Unraveling intrinsic mobility limits in two-dimensional (AlxGa1−x)2O3 alloys

Abstract

β-(AlxGa1−x)2O3 presents a diverse material characterization exhibiting exceptional electrical and optical properties. Considering the miniaturization of gallium oxide devices, two-dimensional (AlxGa1−x)2O3 alloys, as a critical component in the formation of two-dimensional electron gases, demand an in-depth examination of their carrier transport properties.
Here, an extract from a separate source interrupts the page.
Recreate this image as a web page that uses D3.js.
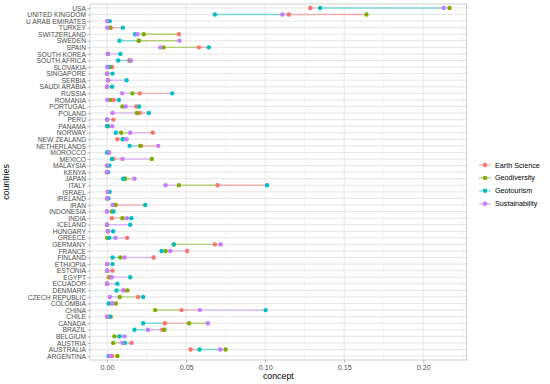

Herein, we investigate the temperature-dependent carrier mobility and scattering mechanisms of quasi-two-dimensional (2D) (AlxGa1−x)2O3 (x ≤ 5) by solving the Boltzmann transport equation from first-principles. Anisotropic electron mobility of 2D (AlxGa1−x)2O3 is limited to 30−80 cm2/Vs at room temperature, and it finds that the relatively large ion-clamped dielectric tensors (Δɛ) suggest a major scattering role for polar optical phonons. The mobility of 2D (AlxGa1−x)2 is less than that of bulk β-(AlxGa1−x)2O3 and shows no quantum effects attributed to the dangling bonds on the surface. We further demonstrate that the bandgap of 2D (AlxGa1−x)2O3 decreases with the number of layers, and the electron localization function also shows an anisotropy. This work comprehensively interprets the scattering mechanism and unintentional doping intrinsic electron mobility of (AlxGa1−x)2O3 alloys, providing physical elaboration and alternative horizons for experimental synthesis, crystallographic investigations, and power device fabrication of 2D (AlxGa1−x)2O3 atomically thin layered systems.